British physicist Peter Higgs, who more than 40 years ago postulated the existence of the particle in the makeup of the atom, said his visit to a new accelerator in Geneva over the weekend encouraged him that the so-called Higgs boson will soon be seen.
The $2 billion Large Hadron Collider, under construction since 2003, is expected to start operating by June at the European Laboratory for Particle Physics, which is known as CERN.
It likely will take several months before the hundreds of scientists from all over the world at the laboratory are ready to start smashing together protons to study their composition.
But Higgs said the particle may already have been created at the rival Fermi National Accelerator Laboratory outside Chicago, where the Tevatron is currently the world's most powerful particle accelerator.
"The Tevatron has plenty of energy to do it," said Higgs. "It's just the difficulty of analyzing the data which prevents you from knowing quickly what's hiding in the data."
The massive new CERN collider, which has been installed in a 17-mile circular tunnel under the Swiss-French border, will be more powerful still and will be better able to show what particles are created in the collisions of beams of protons traveling at the speed of light.

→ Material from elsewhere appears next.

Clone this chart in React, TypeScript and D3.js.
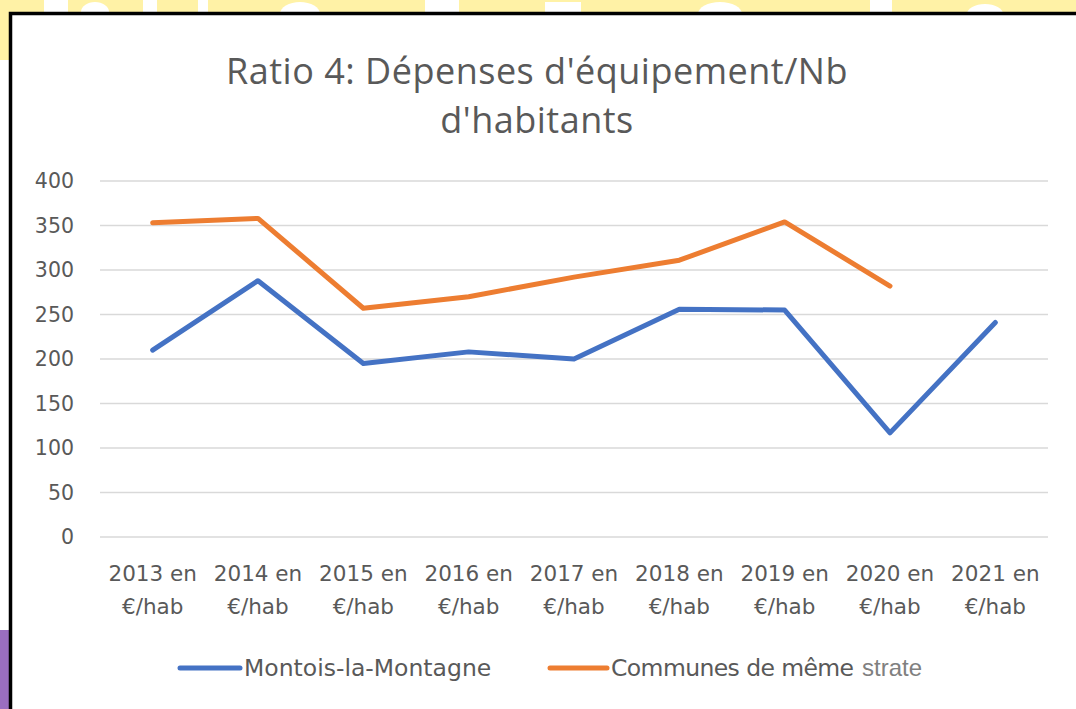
import React from 'react';
import * as d3 from 'd3';

const W = 1076, H = 709;
const margin = { top: 181, right: 28, bottom: 172, left: 100 };

const categories = ['2013', '2014', '2015', '2016', '2017', '2018', '2019', '2020', '2021'];
const montois = [210, 288, 195, 208, 200, 256, 255, 117, 241];
const communes = [353, 358, 257, 270, 292, 311, 354, 282, null];
const yTicks = [0, 50, 100, 150, 200, 250, 300, 350, 400];

const series = [
  { name: 'Montois-la-Montagne', color: '#4472C4', values: montois },
  { name: 'Communes de même', color: '#ED7D31', values: communes },
];

const titleFont = '"Open Sans", "Noto Sans", sans-serif';
const font = '"DejaVu Sans", Verdana, sans-serif';

const App = () => {
  const xScale = d3.scaleBand<string>()
    .domain(categories)
    .range([margin.left, W - margin.right]);
  const yScale = d3.scaleLinear()
    .domain([0, 400])
    .range([H - margin.bottom, margin.top]);
  const cx = (c: string) => (xScale(c) as number) + xScale.bandwidth() / 2;

  const line = d3.line<number | null>()
    .defined(d => d != null)
    .x((_, i) => cx(categories[i]))
    .y(d => yScale(d as number));

  return <svg width={W} height={H} style={{ position: 'absolute', left: 0, top: 0 }}>
    {/* fond */}
    <rect x={0} y={0} width={W} height={H} fill='#fff' />
    <rect x={0} y={0} width={W} height={12} fill='#FFF2A6' />
    <rect x={0} y={0} width={9} height={60} fill='#FFF2A6' />
    <rect x={0} y={630} width={9} height={79} fill='#9B6EC0' />
    {/* lettres blanches en arrière-plan */}
    <g fill='#fff'>
      <rect x={44} y={0} width={24} height={12} />
      <ellipse cx={95} cy={12} rx={14} ry={10} />
      <rect x={143} y={0} width={14} height={12} />
      <rect x={198} y={0} width={10} height={12} />
      <ellipse cx={300} cy={14} rx={20} ry={12} />
      <rect x={425} y={0} width={34} height={12} />
      <rect x={545} y={2} width={36} height={10} />
      <ellipse cx={720} cy={14} rx={22} ry={12} />
      <rect x={870} y={0} width={22} height={12} />
      <ellipse cx={985} cy={14} rx={18} ry={10} />
    </g>
    <path d={`M10.5,${H} V13.5 H${W}`} fill='none' stroke='#000' strokeWidth={3.5} />

    {/* titre */}
    <g fill='#595959' fontFamily={titleFont} fontSize={36} textAnchor='middle'>
      <text x={537} y={84} letterSpacing={0.5}>Ratio 4: Dépenses d'équipement/Nb</text>
      <text x={537} y={133} letterSpacing={0.5}>d'habitants</text>
    </g>

    {/* grille + axe y */}
    <g>
      {yTicks.map(t => <g key={t}>
        <line x1={margin.left} x2={W - margin.right} y1={yScale(t)} y2={yScale(t)}
          stroke='#D9D9D9' strokeWidth={1.5} />
        <text x={74} y={yScale(t)} dy='0.35em' textAnchor='end' fill='#595959'
          fontFamily={font} fontSize={20.5}>{t}</text>
      </g>)}
    </g>

    {/* axe x */}
    <g fill='#595959' fontFamily={font} fontSize={21.5} textAnchor='middle'>
      {categories.map(c => <g key={c}>
        <text x={cx(c)} y={581}>{c} en</text>
        <text x={cx(c)} y={614}>€/hab</text>
      </g>)}
    </g>

    {/* lignes */}
    {series.map(s => <path key={s.name} d={line(s.values) as string} fill='none'
      stroke={s.color} strokeWidth={5} strokeLinecap='round' strokeLinejoin='round' />)}

    {/* légende */}
    <g fontFamily={font} fontSize={23.5} fill='#595959'>
      <line x1={180} x2={240} y1={668} y2={668} stroke={series[0].color} strokeWidth={5} strokeLinecap='round' />
      <text x={244} y={676}>{series[0].name}</text>
      <line x1={550} x2={607} y1={668} y2={668} stroke={series[1].color} strokeWidth={5} strokeLinecap='round' />
      <text x={611} y={676} letterSpacing={-0.6}>{series[1].name}</text>
      <text x={862} y={676} fill='#808080' fontFamily='"Liberation Sans", Arial, sans-serif' fontSize={24}>strate</text>
    </g>
  </svg>;
};

export default App;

The new Geneva collider will recreate the rapidly changing conditions in the universe a split second after the Big Bang. It will be the closest that scientists have yet come to the event that they theorize was the beginning of the universe.
They hope the new equipment will enable them to study particles and forces yet unobserved.
But Fermilab still has time to be first if it can show that it has discovered the Higgs boson.
"It's a possibility," Higgs said. "The race is a very close thing. Fermilab are obviously trying very hard. It could be already in their data and just not found in the analysis yet. That's what they're certainly hoping — that they will at least get the first indication before LHC gets going."
Higgs told reporters that he is hoping to receive confirmation of his theory by the time he turns 80 at the end of May next year.
If not, he added "I'll just have to ask my GP [general practitioner, or physician] to keep me alive a bit longer."
Higgs predicted the existence of the boson while working at the University of Edinburgh to explain how atoms — and the objects they make up — have weight.
Without the particle, the basic physics theory — the "standard model" — lacks a crucial element, because it fails to explain how other subatomic particles — such as quarks and electrons — have mass.
The Higgs theory is that the bosons create a field through which the other particles pass.
The particles that encounter difficulty going through the field as though they are passing through molasses pick up more inertia, and mass. Those that pass through more easily are lighter.
Higgs said he would be "very, very puzzled" if the particle is never found because he cannot image what else could explain how particles get mass.
Higgs said initial reaction to his ideas in the early 1960s was skeptical.
"My colleagues thought I was a bit of an idiot," he said, noting that his initial paper explaining how his theory worked was rejected by an editor at CERN.
He said a colleague spent the summer at CERN right after he did his work on the theory.
"He came back and said, 'At CERN they didn't see that what you were talking about had much to do with particle physics.'
"I then added on some additional paragraphs and sent it off across the Atlantic to Physical Review Letters, who accepted it. The mention of what became known as the Higgs boson was part of the extra which was added on."